State Synchronization

State synchronization is a communication method by which each game instance communicates its current state to the other instances. The state synchronization method is very robust because there is no chance for information loss; everything regarding the current state of the game is sent to the other instances. In a two-player space battle game, for example, the position and speed of all the planets, asteroids, ships, and bullets would be sent as the current state of the game.

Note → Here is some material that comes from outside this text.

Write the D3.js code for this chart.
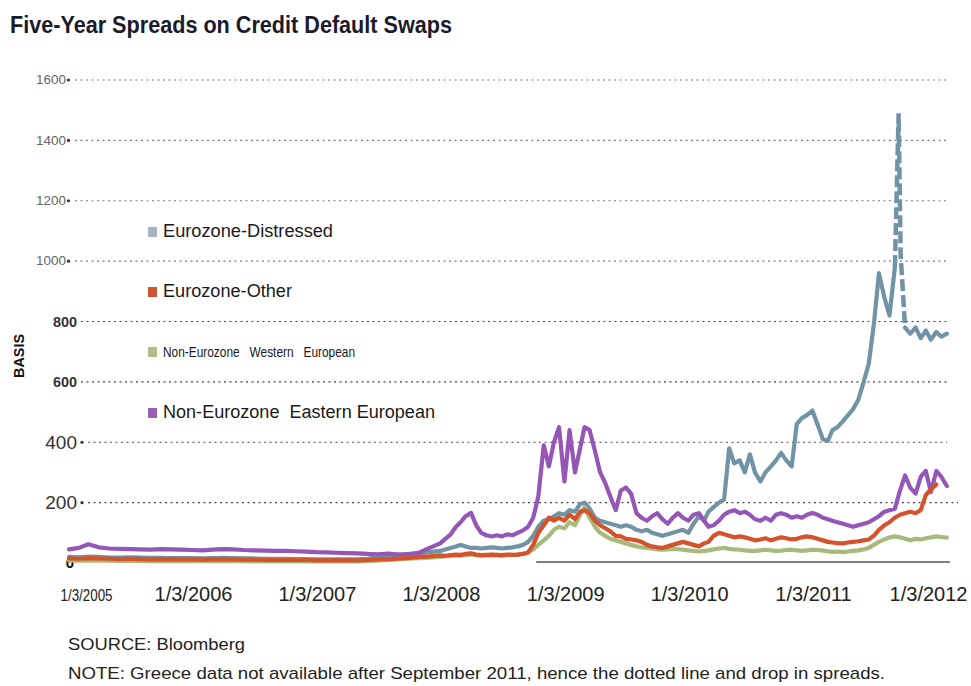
<!DOCTYPE html>
<html><head><meta charset="utf-8">
<script src="https://cdn.jsdelivr.net/npm/d3@7/dist/d3.min.js"></script>
<style>body{margin:0;background:#fff}svg{display:block}</style>
</head><body><svg id="c" width="971" height="686"></svg>
<script>
// ---------- DATA ----------
const earlyDates = ["2005-01-03","2005-02-01","2005-03-01","2005-04-01","2005-05-01","2005-06-01","2005-07-01","2005-08-01","2005-09-01","2005-10-01","2005-11-01","2005-12-01",
"2006-01-01","2006-02-01","2006-03-01","2006-04-01","2006-05-01","2006-06-01","2006-07-01","2006-08-01","2006-09-01","2006-10-01","2006-11-01","2006-12-01",
"2007-01-01","2007-02-01","2007-03-01","2007-04-01","2007-05-01","2007-06-01","2007-07-01","2007-08-01","2007-09-01","2007-10-01","2007-11-01","2007-12-01"];
const lateDates = ["2008-01-01","2008-01-16","2008-02-01","2008-02-16","2008-03-01","2008-03-16","2008-04-01","2008-04-16","2008-05-01","2008-05-16","2008-06-01","2008-06-16","2008-07-01","2008-07-16","2008-08-01","2008-08-16","2008-09-01","2008-09-16","2008-10-01","2008-10-16","2008-11-01","2008-11-16","2008-12-01","2008-12-16",
"2009-01-01","2009-01-16","2009-02-01","2009-02-16","2009-03-01","2009-03-16","2009-04-01","2009-04-16","2009-05-01","2009-05-16","2009-06-01","2009-06-16","2009-07-01","2009-07-16","2009-08-01","2009-08-16","2009-09-01","2009-09-16","2009-10-01","2009-10-16","2009-11-01","2009-11-16","2009-12-01","2009-12-16",
"2010-01-01","2010-01-16","2010-02-01","2010-02-16","2010-03-01","2010-03-16","2010-04-01","2010-04-16","2010-05-01","2010-05-16","2010-06-01","2010-06-16","2010-07-01","2010-07-16","2010-08-01","2010-08-16","2010-09-01","2010-09-16","2010-10-01","2010-10-16","2010-11-01","2010-11-16","2010-12-01","2010-12-16",
"2011-01-01","2011-01-16","2011-02-01","2011-02-16","2011-03-01","2011-03-16","2011-04-01","2011-04-16","2011-05-01","2011-05-16","2011-06-01","2011-06-16","2011-07-01","2011-07-16","2011-08-01","2011-08-16","2011-09-01","2011-09-16","2011-10-01","2011-10-16","2011-11-01","2011-11-16","2011-12-01","2011-12-16",
"2012-01-01","2012-01-16","2012-02-01"];

// Eurozone-Distressed (basis points)
const distressedEarly = [20,19,21,20,18,18,19,18,17,17,16,16, 16,15,16,17,16,15,15,14,14,14,13,13, 12,12,12,12,12,14,20,25,28,30,33,36];
const distressedLate = [40,45,50,55,60,55,50,50,48,50, 52,50,48,50,52,55,60,70,90,120, 140,145,155,165,160,175,170,195,200,180,
150,140,135,130,125,120,125,120,110,105, 110,100,95,90,95,100,105,110,100,130, 155,140,170,185,200,210,380,330,340,300,
360,300,270,300,320,340,365,340,320,460, 480,490,505,460,410,405,440,450,470,490, 510,540,600,660,790,960,880,820,980,null,
780,760,780,745,770,740,765,750,760];
// dotted Greek segment (Sept 2011)
const distressedDotted = [["2011-09-01",980],["2011-09-12",1490],["2011-09-18",1020],["2011-10-01",780]];

// Eurozone-Other
const otherEarly = [15,14,16,15,14,13,14,13,12,13,12,12, 12,11,12,13,12,11,11,10,10,10,10,10, 9,9,9,9,9,10,12,13,15,17,20,22];
const otherLate = [25,24,26,28,27,30,32,28,26,27, 28,27,26,28,27,28,30,35,60,100, 125,150,140,150,140,160,145,170,175,165,
140,125,115,105,90,88,80,78,75,70, 60,55,52,50,55,60,65,70,65,60, 55,65,70,90,100,95,90,85,88,85,
80,75,78,82,75,80,85,82,78,80, 85,88,85,80,75,70,68,66,65,68, 70,72,75,78,90,110,125,135,150,160,
165,170,165,175,225,245,260,null,null];

// Non-Eurozone Western European
const westernEarly = [8,8,9,8,8,7,7,7,6,6,6,6, 6,6,6,7,6,6,5,5,5,5,5,5, 5,5,5,5,5,6,8,10,12,14,16,18];
const westernLate = [20,22,24,25,24,26,28,25,24,25, 26,25,24,26,27,28,30,35,45,60, 75,90,110,120,115,135,125,160,185,150,
120,100,90,80,75,70,65,60,55,52, 50,48,45,44,45,47,46,44,42,40, 38,40,42,45,48,50,47,45,44,42,
40,40,42,44,42,40,41,43,44,42, 40,42,44,43,41,39,37,38,36,38, 40,42,45,50,60,70,78,85,88,85,
80,75,80,78,82,85,88,86,84];

// Non-Eurozone Eastern European
const easternEarly = [45,50,62,52,48,47,46,45,44,46,45,44, 43,42,44,46,45,43,42,41,40,40,39,38, 36,35,34,33,32,30,29,31,28,28,35,50];
const easternLate = [65,80,95,119,135,155,166,125,100,92, 88,92,88,95,92,100,108,120,150,220, 390,320,400,450,270,440,300,380,450,440,
370,300,265,220,175,240,250,230,165,150, 140,155,165,145,130,150,165,150,140,160, 165,140,120,125,140,160,170,175,165,170,
160,145,140,150,140,160,165,160,150,155, 150,160,166,160,150,145,140,135,130,125, 120,125,130,135,145,155,170,175,180,240,
290,250,230,285,305,235,305,285,255];

const seriesNames = ["Eurozone-Distressed","Eurozone-Other","Non-Eurozone   Western   European","Non-Eurozone  Eastern European"];
const yTicks = [0,200,400,600,800,1000,1200,1400,1600];
const xTickDates = ["2005-01-03","2006-01-03","2007-01-03","2008-01-03","2009-01-03","2010-01-03","2011-01-03","2012-01-03"];
const xTickLabels = ["1/3/2005","1/3/2006","1/3/2007","1/3/2008","1/3/2009","1/3/2010","1/3/2011","1/3/2012"];
const titleText = "Five-Year Spreads on Credit Default Swaps";
const yAxisTitle = "BASIS";
const sourceText = "SOURCE: Bloomberg";
const noteText = "NOTE: Greece data not available after September 2011, hence the dotted line and drop in spreads.";

// ---------- CHART ----------
const parse = d3.timeParse("%Y-%m-%d");
const dates = earlyDates.concat(lateDates).map(parse);
const svg = d3.select("#c");
const SANS = "'Liberation Sans',Arial,sans-serif";

const x = d3.scaleTime().domain([parse("2005-01-03"), parse("2012-01-03")]).range([69, 937]);
const y = d3.scaleLinear().domain([0, 1600]).range([563, 80]);

// title
svg.append("text").attr("x", 10).attr("y", 33).attr("font-family", SANS).attr("font-weight", "bold")
  .attr("font-size", 23).attr("fill", "#1a1a2a").attr("textLength", 442).attr("lengthAdjust", "spacingAndGlyphs").text(titleText);

// gridlines
const gridStart = v => v >= 1000 ? 75 : (v >= 600 ? 81 : 88);
const gridEnd = v => v === 200 ? 958 : 947;
svg.append("g").selectAll("line").data(yTicks.filter(v => v > 0)).join("line")
  .attr("x1", d => gridStart(d)).attr("x2", d => gridEnd(d))
  .attr("y1", d => y(d)).attr("y2", d => y(d))
  .attr("stroke", d => d >= 1000 ? "#777" : "#444").attr("stroke-width", 1.2)
  .attr("stroke-dasharray", "2,3.5");
svg.append("g").selectAll("circle").data(yTicks.filter(v => v >= 1000 || v <= 400).filter(v => v > 0)).join("circle")
  .attr("cx", d => d >= 1000 ? 68.5 : 82).attr("cy", d => y(d)).attr("r", 1.6).attr("fill", "#333");

// y axis labels
const yAxis = svg.append("g").attr("transform", "translate(66,0)")
  .call(d3.axisLeft(y).tickValues(yTicks).tickFormat(d3.format("d")).tickSize(0).tickPadding(0));
yAxis.select(".domain").remove();
yAxis.selectAll(".tick text").each(function(d) {
  const t = d3.select(this);
  if (d >= 1000) t.attr("font-family", SANS).attr("font-size", 12).attr("fill", "#666").attr("x", 0)
    .attr("textLength", 30).attr("lengthAdjust", "spacingAndGlyphs");
  else if (d >= 600) t.attr("font-family", SANS).attr("font-size", 15).attr("font-weight", "bold").attr("fill", "#333").attr("x", 11)
    .attr("textLength", 24).attr("lengthAdjust", "spacingAndGlyphs");
  else if (d > 0) t.attr("font-family", SANS).attr("font-size", 19).attr("fill", "#333").attr("x", 11);
  else t.attr("font-family", SANS).attr("font-size", 15).attr("font-weight", "bold").attr("fill", "#111").attr("x", 8);
});

// y axis title
svg.append("text").attr("transform", "translate(24,356) rotate(-90)").attr("text-anchor", "middle")
  .attr("font-family", SANS).attr("font-weight", "bold").attr("font-size", 14).attr("fill", "#111")
  .attr("textLength", 44).attr("lengthAdjust", "spacingAndGlyphs").text(yAxisTitle);

// baseline
svg.append("line").attr("x1", x(parse("2008-10-10"))).attr("x2", 950).attr("y1", y(0) - 1).attr("y2", y(0) - 1)
  .attr("stroke", "#555").attr("stroke-width", 1.5);

// series
const series = [
  {name: seriesNames[0], vals: distressedEarly.concat(distressedLate), color: "#7094a6"},
  {name: seriesNames[2], vals: westernEarly.concat(westernLate), color: "#a8b97c"},
  {name: seriesNames[3], vals: easternEarly.concat(easternLate), color: "#9457b8"},
  {name: seriesNames[1], vals: otherEarly.concat(otherLate), color: "#d4532b"}
];
const line = d3.line().defined(d => d[1] != null).x(d => x(d[0])).y(d => y(d[1]));
const lg = svg.append("g");
series.forEach(s => {
  lg.append("path").datum(dates.map((d, i) => [d, s.vals[i]]))
    .attr("d", line).attr("fill", "none").attr("stroke", s.color)
    .attr("stroke-width", 4.2).attr("stroke-linejoin", "round").attr("stroke-linecap", "round");
});
lg.insert("path", ":nth-child(2)").datum(distressedDotted.map(d => [parse(d[0]), d[1]]))
  .attr("d", line).attr("fill", "none").attr("stroke", "#7094a6").attr("stroke-width", 4.5)
  .attr("stroke-dasharray", "12,4");

// legend
const legendItems = [
  {label: seriesNames[0], color: "#a3b4bc", yb: 237, size: 18, len: 170},
  {label: seriesNames[1], color: "#c9562f", yb: 297, size: 18, len: 129},
  {label: seriesNames[2], color: "#b1bc88", yb: 357, size: 15, len: 192},
  {label: seriesNames[3], color: "#9b5fb2", yb: 418, size: 18, len: 272}
];
const leg = svg.append("g").selectAll("g").data(legendItems).join("g");
leg.append("rect").attr("x", 148).attr("y", d => d.yb - 10).attr("width", 9).attr("height", 10).attr("fill", d => d.color);
leg.append("text").attr("x", 163).attr("y", d => d.yb).attr("font-family", SANS).attr("font-size", d => d.size)
  .attr("fill", "#1a1a1a").attr("textLength", d => d.len).attr("lengthAdjust", "spacingAndGlyphs")
  .style("white-space", "pre").text(d => d.label);

// x axis labels
const xAxis = svg.append("g").attr("transform", "translate(0,601)")
  .call(d3.axisBottom(x).tickValues(xTickDates.map(parse)).tickFormat((d, i) => xTickLabels[i]).tickSize(0).tickPadding(0));
xAxis.select(".domain").remove();
xAxis.selectAll(".tick text").attr("dy", 0).attr("y", 0).attr("font-family", SANS).attr("font-size", 20).attr("fill", "#222")
  .each(function(d, i) {
    const t = d3.select(this);
    if (i === 0) t.attr("font-size", 17).attr("text-anchor", "start").attr("x", -9)
      .attr("textLength", 52).attr("lengthAdjust", "spacingAndGlyphs");
    if (i === xTickLabels.length - 1) t.attr("x", -9);
  });

// source / note
svg.append("text").attr("x", 68).attr("y", 650).attr("font-family", SANS).attr("font-size", 17).attr("fill", "#222")
  .attr("textLength", 177).attr("lengthAdjust", "spacingAndGlyphs").text(sourceText);
svg.append("text").attr("x", 68).attr("y", 679).attr("font-family", SANS).attr("font-size", 17).attr("fill", "#222")
  .attr("textLength", 817).attr("lengthAdjust", "spacingAndGlyphs").text(noteText);
</script></body></html>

Sounds good so far. But what about a more complex game, such as a role-playing adventure game with entire virtual worlds with which the players constantly are interacting? Sending the state of the entire game starts looking a little more difficult because of the vast amounts of information required to model the game state. And don’t forget about the bandwidth limitation you learned about earlier, which keeps you from being able to send loads of information between mobile phones. Knowing this, it’s easy to see that state synchronization is a fairly messy network communication solution. Although state synchronization is functionally a very solid network solution, technically it’s not always feasible.

Input Synchronization

Input synchronization is a communication method in which each game communicates the input events of its player to the other game instances. Using input synchronization, each time a player generates input events, such as pressing keys, the game broadcasts these events to the other games. If you think about the space battle game example from before, rather than send the state of all the objects, the game just sends the key input events generated by the player. Each game then handles each remote (virtual) input from the other games in a similar manner as it handles its own local player’s input.

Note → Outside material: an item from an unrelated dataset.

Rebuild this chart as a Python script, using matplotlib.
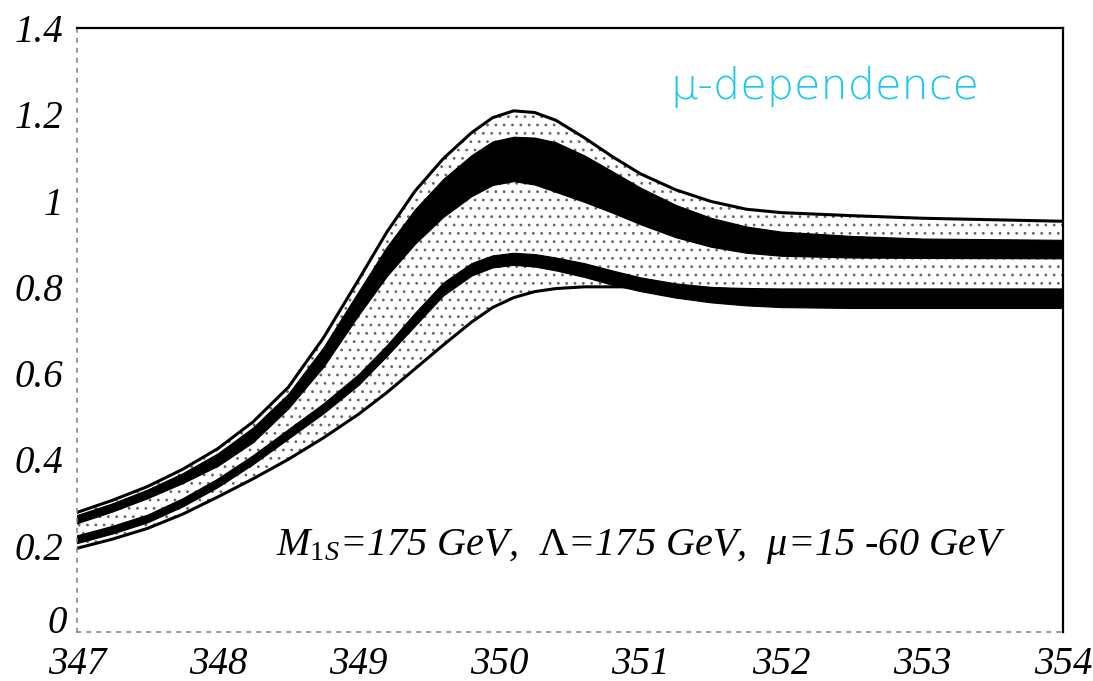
import numpy as np
import matplotlib
matplotlib.use("Agg")
import matplotlib.pyplot as plt

# sqrt(s) grid in GeV
energy = [347.0, 347.25, 347.5, 347.75, 348.0, 348.25, 348.5, 348.75, 349.0, 349.2,
          349.4, 349.6, 349.8, 349.95, 350.1, 350.25, 350.4, 350.6, 350.8, 351.0,
          351.25, 351.5, 351.75, 352.0, 352.5, 353.0, 354.0]

# outer envelope of the scan
upper_env = [0.277, 0.305, 0.337, 0.377, 0.425, 0.487, 0.567, 0.682, 0.817, 0.927,
             1.022, 1.097, 1.157, 1.192, 1.208, 1.204, 1.186, 1.146, 1.102, 1.062,
             1.025, 0.998, 0.980, 0.972, 0.965, 0.959, 0.952]
lower_env = [0.194, 0.215, 0.240, 0.273, 0.313, 0.355, 0.400, 0.450, 0.505, 0.555,
             0.610, 0.665, 0.718, 0.752, 0.775, 0.789, 0.796, 0.800, 0.800, 0.800,
             0.798, 0.796, 0.794, 0.793, 0.793, 0.793, 0.793]

# upper black band
band1_hi = [0.271, 0.298, 0.330, 0.368, 0.414, 0.474, 0.552, 0.660, 0.790, 0.893,
            0.980, 1.050, 1.105, 1.137, 1.148, 1.146, 1.135, 1.105, 1.068, 1.030,
            0.990, 0.960, 0.940, 0.928, 0.918, 0.912, 0.909]
band1_lo = [0.252, 0.279, 0.310, 0.345, 0.385, 0.440, 0.518, 0.615, 0.735, 0.825,
            0.900, 0.962, 1.010, 1.036, 1.045, 1.037, 1.020, 0.997, 0.972, 0.945,
            0.915, 0.893, 0.879, 0.872, 0.868, 0.867, 0.866]

# lower black band
band2_hi = [0.224, 0.246, 0.272, 0.310, 0.356, 0.410, 0.470, 0.530, 0.598, 0.665,
            0.740, 0.810, 0.855, 0.873, 0.879, 0.876, 0.868, 0.855, 0.838, 0.822,
            0.808, 0.800, 0.795, 0.794, 0.793, 0.793, 0.793]
band2_lo = [0.206, 0.228, 0.254, 0.291, 0.336, 0.389, 0.448, 0.507, 0.573, 0.640,
            0.710, 0.780, 0.826, 0.845, 0.851, 0.847, 0.838, 0.823, 0.805, 0.790,
            0.775, 0.764, 0.757, 0.753, 0.751, 0.751, 0.751]

xticks = [347, 348, 349, 350, 351, 352, 353, 354]
yticks = [0, 0.2, 0.4, 0.6, 0.8, 1.0, 1.2, 1.4]
ytick_labels = ["", "0.2", "0.4", "0.6", "0.8", "1", "1.2", "1.4"]

serif = ["Liberation Serif", "DejaVu Serif"]
plt.rcParams["mathtext.fontset"] = "custom"
plt.rcParams["mathtext.it"] = "Liberation Serif:italic"
plt.rcParams["mathtext.rm"] = "Liberation Serif"
plt.rcParams["hatch.linewidth"] = 0.8

fig = plt.figure(figsize=(10.93, 6.81), dpi=100)
ax = fig.add_axes([0.0704, 0.072, 0.9022, 0.8869])

# stippled region between the envelopes
ax.fill_between(energy, lower_env, upper_env, facecolor="none",
                edgecolor="#666666", hatch="..", linewidth=0)
ax.fill_between(energy, band1_lo, band1_hi, color="black", linewidth=0.8)
ax.fill_between(energy, band2_lo, band2_hi, color="black", linewidth=0.8)
ax.plot(energy, upper_env, color="black", lw=2.2)
ax.plot(energy, lower_env, color="black", lw=2.2)

ax.set_xlim(347, 354)
ax.set_ylim(0, 1.4)
ax.set_xticks(xticks)
ax.set_xticklabels([str(t) for t in xticks], family=serif, style="italic", fontsize=28)
ax.set_yticks(yticks)
ax.set_yticklabels(ytick_labels, family=serif, style="italic", fontsize=28)
ax.tick_params(axis="x", length=0, pad=10)
ax.tick_params(axis="y", length=0, pad=10)
# the zero label sits a little above the axis so it clears "347"
ax.text(-0.0101, 0.014, "0", transform=ax.transAxes, ha="right", va="center",
        family=serif, style="italic", fontsize=28)

for side in ["top", "right"]:
    ax.spines[side].set_linewidth(1.6)
for side in ["left", "bottom"]:
    ax.spines[side].set_linestyle((0, (2, 4)))
    ax.spines[side].set_color("#888888")
    ax.spines[side].set_linewidth(1.2)

ax.text(0.572, 0.142, r"$M_{1S}$=175 GeV,  $\Lambda$=175 GeV,  $\mu$=15 -60 GeV",
        transform=ax.transAxes, ha="center", va="center", family=serif,
        style="italic", fontsize=29)
ax.text(0.602, 0.902, "\u03bc-dependence", transform=ax.transAxes,
        ha="left", va="center", color="#18c8ee", fontsize=31, family="DejaVu Sans",
        fontweight="light")

fig.savefig("out.png", dpi=100)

There has to be a catch, right? Of course there’s a catch! Input synchronization works fine as long as all the changes in the game are dictated solely by the players’ inputs. Practically speaking, this rarely is the case except in very simple games. There are usually random effects in a game, such as placement of background objects. These random effects wreak havoc on games relying on input synchronization because they aren’t affected by player input and therefore are never communicated between games.

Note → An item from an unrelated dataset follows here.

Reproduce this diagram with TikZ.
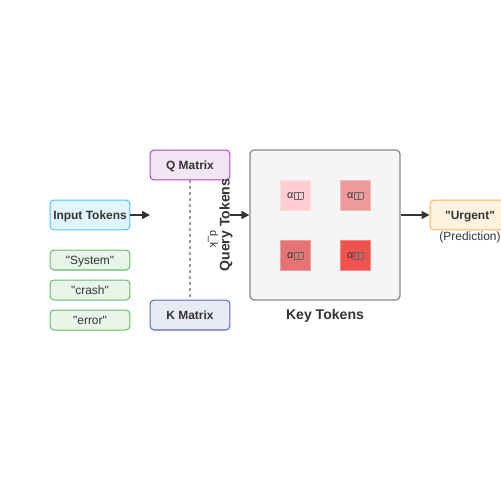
\documentclass[tikz,border=0pt]{standalone}
\usepackage{fontspec}
\setmainfont{Liberation Sans}[Ligatures=TeXOff]
\usetikzlibrary{arrows.meta}

\definecolor{inkgray}{HTML}{333333}
\definecolor{inputfill}{HTML}{E1F5FE}
\definecolor{inputdraw}{HTML}{4FC3F7}
\definecolor{wordfill}{HTML}{E8F5E9}
\definecolor{worddraw}{HTML}{66BB6A}
\definecolor{qfill}{HTML}{F3E5F5}
\definecolor{qdraw}{HTML}{AB47BC}
\definecolor{kfill}{HTML}{E8EAF6}
\definecolor{kdraw}{HTML}{5C6BC0}
\definecolor{gridfill}{HTML}{F5F5F5}
\definecolor{griddraw}{HTML}{888888}
\definecolor{outfill}{HTML}{FFF3E0}
\definecolor{outdraw}{HTML}{FFB74D}
\definecolor{wA}{HTML}{FFCDD2}
\definecolor{wB}{HTML}{EF9A9A}
\definecolor{wC}{HTML}{E57373}
\definecolor{wD}{HTML}{EF5350}

% sizes in px of the 500px picture
\newcommand{\pxten}{\fontsize{6.2pt}{7.4pt}\selectfont}
\newcommand{\pxtwelve}{\fontsize{6.8pt}{8pt}\selectfont}
\newcommand{\pxfourteen}{\fontsize{8pt}{9.5pt}\selectfont}
\newcommand{\nofont}{\kern0.15pt{\color{inkgray!75!white}\setlength{\fboxsep}{0pt}\setlength{\fboxrule}{0.2pt}\fbox{\rule{0pt}{3.9pt}\hspace{2.2pt}}}}

\tikzset{
  box/.style={draw, rounded corners=2.3pt, line width=0.57pt, minimum width=1.6cm,
    minimum height=0.6cm, inner sep=0pt, text=inkgray, font=\pxtwelve\bfseries,
    text height=5.2pt, text depth=0pt},
  word/.style={box, minimum height=0.4cm, fill=wordfill, draw=worddraw, font=\pxtwelve},
  cell/.style={minimum size=0.6cm, inner sep=0pt, line width=0.4pt, text=inkgray, font=\pxten,
    text height=4.4pt, text depth=0pt},
  flow/.style={draw=inkgray, line width=0.85pt, -{Triangle[length=4.5pt,width=4.5pt]}}
}

\begin{document}
\begin{tikzpicture}[x=0.02cm,y=-0.02cm]
\useasboundingbox (0,0) rectangle (500,500);
% inputs
\node[box, fill=inputfill, draw=inputdraw] (input) at (90,215) {Input Tokens};
\node[word] (system) at (90,260) {"System"};
\node[word] (crash) at (90,290) {"crash"};
\node[word] (error) at (90,320) {"error"};
\coordinate (inend) at (150,215);
\draw[flow] (input) -- (inend);
% projections
\node[box, fill=qfill, draw=qdraw] (qmat) at (190,165) {Q Matrix};
\node[box, fill=kfill, draw=kdraw] (kmat) at (190,315) {K Matrix};
\draw[griddraw!85!white, line width=0.6pt, dash pattern=on 1.7pt off 1.7pt] (qmat) -- (kmat);
\node[rotate=90, text=inkgray, font=\pxfourteen\bfseries] (query) at (226,225) {Query Tokens};
\node[rotate=-90, text=inkgray, font=\pxten] (dk) at (213,239) {d\textunderscore k};
% attention grid
\node[draw=griddraw, fill=gridfill, rounded corners=2.3pt, line width=0.7pt,
  minimum size=3cm, inner sep=0pt] (grid) at (325,225) {};
\coordinate (qstart) at (230,215);
\draw[flow] (qstart) -- (grid.west |- qstart);
\node[cell, fill=wA, draw=wA!70!white] (a11) at (295,195) {α\nofont\nofont};
\node[cell, fill=wB, draw=wB!70!white] (a12) at (355,195) {α\nofont\nofont};
\node[cell, fill=wC, draw=wC!70!white] (a21) at (295,255) {α\nofont\nofont};
\node[cell, fill=wD, draw=wD!70!white] (a22) at (355,255) {α\nofont\nofont};
\node[text=inkgray, font=\pxfourteen\bfseries] (keys) at (325,316) {Key Tokens};
% output
\node[box, fill=outfill, draw=outdraw] (urgent) at (470,215) {"Urgent"};
\node[text=inkgray, font=\pxtwelve] (pred) at (470,237) {(Prediction)};
\draw[flow] (grid.east |- urgent) -- (urgent);
\end{tikzpicture}
\end{document}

If you happen to have a game in which the entire play flow is dictated by player input, input synchronization is for you. Otherwise, you’ll have to come up with another solution. Can you think of any games that are dictated entirely by user input? Give up? It ends up that most turn-based games are driven completely by user input. So you usually can implement network support for turn-based games by using input synchronization.

A Hybrid Solution

Now that I’ve painted a pretty bleak picture of network game design, I’ll let you in on a practical reality in mobile network game design: You usually will have to use some combination of the two methods mentioned. This hybrid solution would include elements of both state and input synchronization. Using the space battle game example one more time, you could send the user inputs back and forth using input synchronization, and then use state synchronization to send random events such as initial meteor positions. You still don’t necessarily need to transmit the entire state of the game, just the aspects of the game state that can’t be figured out by each instance on its own. In other words, random events need to be transmitted to each game instance.

If you run across a gaming scenario that doesn’t fit well within any of these approaches, you might figure out a communication technique of your own to add to or replace one of these. Network gaming is a unique area of game programming that leaves room for very few general techniques. You usually have to come up with hybrid solutions that draw on what you’ve learned, combined with new ideas you dream up along the way.